Yes, you can trace the pattern on the square legs and almost cut them to the end. This will allow the waste piece to serve as a "leveler" as the turn the piece to cut other side. Once you are done cutting all four, then you can cut all the waste at the end. Another approach is to cut the waste all the way and then tape it back on to the square.


----------



## jeffk726 (Dec 10, 2013)

Unfortunate for me - Im not the best idea guy from scratch - I see one of whatever that similar and figure how how they did it. Im sure with a bandsaw there would be a lot of sanding required to clean up the surfaces. Thanks for your input.

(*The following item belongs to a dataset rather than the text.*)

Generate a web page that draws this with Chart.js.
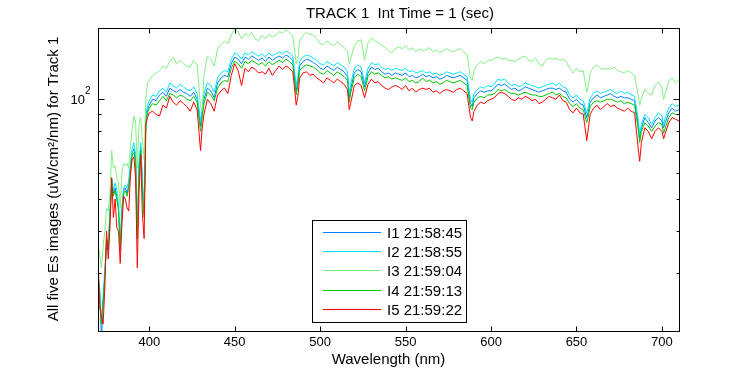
<!DOCTYPE html>
<html>
<head>
<meta charset="utf-8">
<script src="https://cdn.jsdelivr.net/npm/chart.js@4.4.1/dist/chart.umd.min.js"></script>
<style>
  html, body { margin: 0; padding: 0; background: #fff; }
  #wrap { width: 750px; height: 375px; }
</style>
</head>
<body>
<div id="wrap"><canvas id="esChart" width="750" height="375"></canvas></div>
<script>
// wavelength samples (nm)
const wavelength = [
  370,371,372,373,374,375,376,377,378,379,380,381,382,383,384,385,386,387,388,389,390,391,392,393,394,395,396,397,398,399,400,
  402,404,406,408,410,412,414,416,418,420,422,424,426,428,430,431,
  432,434,436,438,440,442,444,446,448,450,452,454,456,458,460,462,464,466,468,470,472,474,476,478,480,482,484,486,487,
  488,490,492,494,496,498,500,502,504,506,508,510,512,514,516,517,
  518,520,522,524,526,528,530,532,534,536,538,540,542,544,546,548,550,552,554,556,558,560,562,564,566,568,570,572,574,576,578,580,582,584,586,588,589,
  590,592,594,596,598,600,602,604,606,608,610,612,614,616,618,620,622,624,626,628,630,632,634,636,638,640,642,644,646,648,650,652,654,656,657,
  658,660,662,664,666,668,670,672,674,676,678,680,682,684,686,687,
  688,690,692,694,696,698,700,701,702,704,706,708,710
];

// Es values per image (uW/cm^2/nm)
const i1 = [
  27,26,19,24,30,36,35,45,57,52,54,51,47,35,46,53,54,52,55,62,69,71,66,39,62,72,55,45,87,93,96,
  100,99,103,105,102,108,106,105,107,105,104,102,105,100,83,91,
  100,108,106,101,112,116,118,117,128,134,132,128,134,132,135,133,131,133,130,134,131,133,135,133,136,134,131,106,114,
  126,130,132,131,129,127,124,123,126,124,122,125,123,121,117,101,
  108,120,123,121,109,120,125,123,124,121,119,120,118,120,119,118,120,117,118,116,117,119,117,118,116,117,115,116,118,117,116,117,118,116,114,97,95,
  101,104,106,105,106,106,108,111,110,111,109,107,108,106,107,109,108,107,106,105,106,107,108,108,107,108,106,105,100,98,100,97,96,88,92,
  98,101,103,101,102,103,104,102,101,102,101,101,100,99,85,76,
  82,88,85,82,86,88,86,82,85,91,94,92,93
];
const i2 = [
  29,27,21,25,31,37,37,46,58,53,56,53,48,37,47,54,55,54,57,64,71,74,68,40,64,74,57,46,89,96,99,
  103,102,106,108,105,112,110,108,111,109,107,106,109,104,86,94,
  104,112,110,105,116,120,122,121,132,138,136,132,138,136,139,137,135,137,134,138,135,137,139,137,140,138,135,110,118,
  130,134,136,135,133,131,128,127,130,128,126,129,127,125,121,104,
  112,124,127,125,112,124,129,127,128,125,123,124,122,124,123,122,124,121,122,120,121,122,120,121,119,120,118,119,121,120,119,120,121,119,117,100,98,
  104,107,109,108,110,109,111,115,114,115,112,110,111,109,110,112,111,110,109,108,109,110,111,112,110,112,109,108,103,101,103,100,99,91,95,
  101,104,106,104,105,106,107,105,104,106,104,105,103,102,88,78,
  84,90,88,84,88,91,89,84,88,94,97,95,96
];
const i3 = [
  37,34,31,36,40,47,46,52,70,62,63,58,56,47,60,64,63,64,62,72,82,89,86,62,84,88,75,66,101,112,114,
  118,120,122,126,124,130,134,128,131,128,126,125,131,127,95,92,
  118,135,132,126,142,146,150,147,156,163,160,152,158,155,159,152,150,156,152,157,154,156,160,158,162,159,155,128,132,
  150,156,159,157,156,152,147,146,150,147,145,149,146,143,140,128,
  133,145,150,151,131,148,153,150,148,146,143,140,138,142,144,142,145,141,143,139,142,140,141,143,139,141,138,140,142,140,139,141,142,139,136,116,114,
  122,127,130,128,131,131,133,134,132,133,131,131,130,132,134,135,131,130,133,128,126,131,133,132,133,131,132,130,124,120,124,121,122,105,110,
  120,125,127,124,123,124,123,125,122,121,120,122,120,118,104,96,
  101,107,104,103,110,113,108,100,104,114,116,112,115
];
const i4 = [
  31,24,21,25,29,38,36,44,56,51,53,50,46,36,45,52,53,51,54,61,68,69,65,38,60,70,53,44,85,91,94,
  97,96,99,102,99,104,103,101,103,102,100,99,102,98,80,88,
  97,105,103,99,108,112,114,113,124,130,128,124,130,128,131,129,127,129,126,130,127,129,131,129,132,130,127,103,110,
  122,125,127,126,125,123,120,119,122,120,118,121,119,117,114,98,
  105,116,119,117,106,117,121,119,120,118,116,117,115,116,115,114,116,113,114,112,113,116,113,114,112,113,111,112,114,113,112,113,114,112,110,94,93,
  98,101,102,101,103,103,104,107,106,107,105,104,104,103,104,105,104,103,103,102,102,103,104,105,103,104,102,101,97,95,97,94,93,85,89,
  95,98,99,98,99,100,100,99,98,99,97,98,97,96,82,74,
  80,85,83,80,83,85,84,79,82,88,91,90,90
];
const i5 = [
  33,24,22,21,27,40,33,41,58,44,50,41,40,32,42,51,50,47,46,59,66,67,58,31,52,68,45,38,84,88,91,
  92,90,89,96,94,102,98,96,99,97,95,92,98,93,70,82,
  90,100,97,92,103,106,108,104,118,128,122,110,124,121,125,123,120,121,119,124,118,122,126,123,126,124,121,96,102,
  116,120,121,118,119,116,114,112,116,114,112,115,113,111,107,93,
  98,110,112,110,101,111,115,112,113,110,108,107,109,110,109,107,110,106,108,105,107,108,107,108,105,106,104,106,107,106,105,107,108,106,104,88,86,
  92,96,98,97,99,100,101,104,105,104,102,100,99,101,100,102,101,99,100,97,98,100,102,101,100,103,99,98,93,91,94,91,90,75,82,
  90,94,96,93,95,97,95,96,94,93,92,94,92,91,72,65,
  74,82,80,76,80,82,80,76,79,85,88,87,86
];

const seriesLabels = ['I1 21:58:45', 'I2 21:58:55', 'I3 21:59:04', 'I4 21:59:13', 'I5 21:59:22'];
const seriesColors = ['#0080ff', '#00e6f6', '#80f080', '#00c800', '#ff0000'];
const xTicks = [400, 450, 500, 550, 600, 650, 700];
const yMajorTicks = [100];
const yMinorTicks = [30, 40, 50, 60, 70, 80, 90];

const FONT = "'Liberation Sans', Arial, Helvetica, sans-serif";

const toPoints = (ys) => ys.map((y, i) => ({ x: wavelength[i], y: y }));

const datasets = [i1, i2, i3, i4, i5].map((ys, k) => ({
  label: seriesLabels[k],
  data: toPoints(ys),
  borderColor: seriesColors[k],
  borderWidth: 1,
  pointRadius: 0,
  fill: false,
  tension: 0,
  order: 5 - k   // last image drawn on top, like matlab
}));

// box, inward ticks, labels and legend drawn matlab style
const matlabFrame = {
  id: 'matlabFrame',
  afterDatasetsDraw(chart) {
    const ctx = chart.ctx;
    const a = chart.chartArea;
    const xs = chart.scales.x;
    const ys = chart.scales.y;
    const L = Math.round(a.left) + 0.5, R = Math.round(a.right) + 0.5;
    const T = Math.round(a.top) + 0.5, B = Math.round(a.bottom) + 0.5;

    ctx.save();
    ctx.strokeStyle = '#000';
    ctx.lineWidth = 1;
    ctx.strokeRect(L, T, R - L, B - T);

    ctx.beginPath();
    xTicks.forEach(v => {
      const px = Math.round(xs.getPixelForValue(v)) + 0.5;
      ctx.moveTo(px, B); ctx.lineTo(px, B - 5);
      ctx.moveTo(px, T); ctx.lineTo(px, T + 5);
    });
    yMajorTicks.forEach(v => {
      const py = Math.round(ys.getPixelForValue(v)) + 0.5;
      ctx.moveTo(L, py); ctx.lineTo(L + 6, py);
      ctx.moveTo(R, py); ctx.lineTo(R - 6, py);
    });
    yMinorTicks.forEach(v => {
      const py = Math.round(ys.getPixelForValue(v)) + 0.5;
      ctx.moveTo(L, py); ctx.lineTo(L + 3, py);
      ctx.moveTo(R, py); ctx.lineTo(R - 3, py);
    });
    ctx.stroke();

    // 10^2 label
    ctx.fillStyle = '#000';
    const p100 = ys.getPixelForValue(100);
    ctx.font = '13px ' + FONT;
    ctx.textAlign = 'right';
    ctx.textBaseline = 'middle';
    ctx.fillText('10', 85, p100 + 1);
    ctx.font = '10px ' + FONT;
    ctx.textAlign = 'left';
    ctx.fillText('2', 85, p100 - 8);

    // title
    ctx.font = '15px ' + FONT;
    ctx.textAlign = 'center';
    ctx.textBaseline = 'alphabetic';
    ctx.fillText('TRACK 1  Int Time = 1 (sec)', 400, 17.5);

    // x label
    ctx.fillText('Wavelength (nm)', (a.left + a.right) / 2, 364);

    // y label
    ctx.save();
    ctx.translate(58, 179);
    ctx.rotate(-Math.PI / 2);
    ctx.fillText('All five Es images (uW/cm\u00b2/nm) for Track 1', 0, 0);
    ctx.restore();

    // legend
    const bx = 312.5, by = 220.5, bw = 154, bh = 102;
    ctx.fillStyle = '#fff';
    ctx.fillRect(bx, by, bw, bh);
    ctx.strokeStyle = '#000';
    ctx.strokeRect(bx, by, bw, bh);
    ctx.font = '15px ' + FONT;
    ctx.textAlign = 'left';
    ctx.textBaseline = 'middle';
    chart.data.datasets.forEach((ds, k) => {
      const ry = Math.round(232 + k * 19.2) + 0.5;
      ctx.strokeStyle = ds.borderColor;
      ctx.beginPath();
      ctx.moveTo(323, ry); ctx.lineTo(381, ry);
      ctx.stroke();
      ctx.fillStyle = '#000';
      ctx.fillText(ds.label, 387, ry + 1);
    });
    ctx.restore();
  }
};

const chart = new Chart(document.getElementById('esChart').getContext('2d'), {
  type: 'line',
  data: { datasets: datasets },
  options: {
    responsive: false,
    animation: false,
    devicePixelRatio: 1,
    layout: { padding: { top: 28, right: 71, left: 0, bottom: 0 } },
    plugins: {
      legend: { display: false },
      tooltip: { enabled: false },
      title: { display: false }
    },
    scales: {
      x: {
        type: 'linear',
        min: 370,
        max: 710,
        afterBuildTicks: (s) => { s.ticks = xTicks.map(v => ({ value: v })); },
        afterFit: (s) => { s.height = 44; },
        grid: { display: false, drawTicks: false },
        border: { display: false },
        ticks: {
          autoSkip: false,
          maxRotation: 0,
          padding: 4,
          color: '#000',
          font: { family: FONT, size: 13 }
        }
      },
      y: {
        type: 'logarithmic',
        min: 20,
        max: 164,
        afterFit: (s) => { s.width = 98; },
        grid: { display: false, drawTicks: false },
        border: { display: false },
        ticks: { display: false }
      }
    }
  },
  plugins: [matlabFrame]
});
</script>
</body>
</html>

Now i get to go buy a new bandsaw.


----------



## Mahdeew (Jul 24, 2013)

Depending on your design, you really won't be doing much more sanding than normal. After making your cuts, use spokeshaves, rasps, and so on before reaching for the sandpaper. Sorry for adding on to your list!


----------



## Kirk650 (May 8, 2016)

In the process of making a pencil post bed for a granddaughter, I squared up the long posts, marked them with a template I made from Poplar, and then bandsawed (slightly outside the lines) the waste off. As I bandsawed each side off, i taped it back on before cutting the next side. Then handplaned to the lines and than marked and cut the smaller octagonal sides/edges. It worked great. I did have to have some in-feed and out-feed supports.

There was some spokeshave work required too, and I got some good use from my Dremel tool as needed.


----------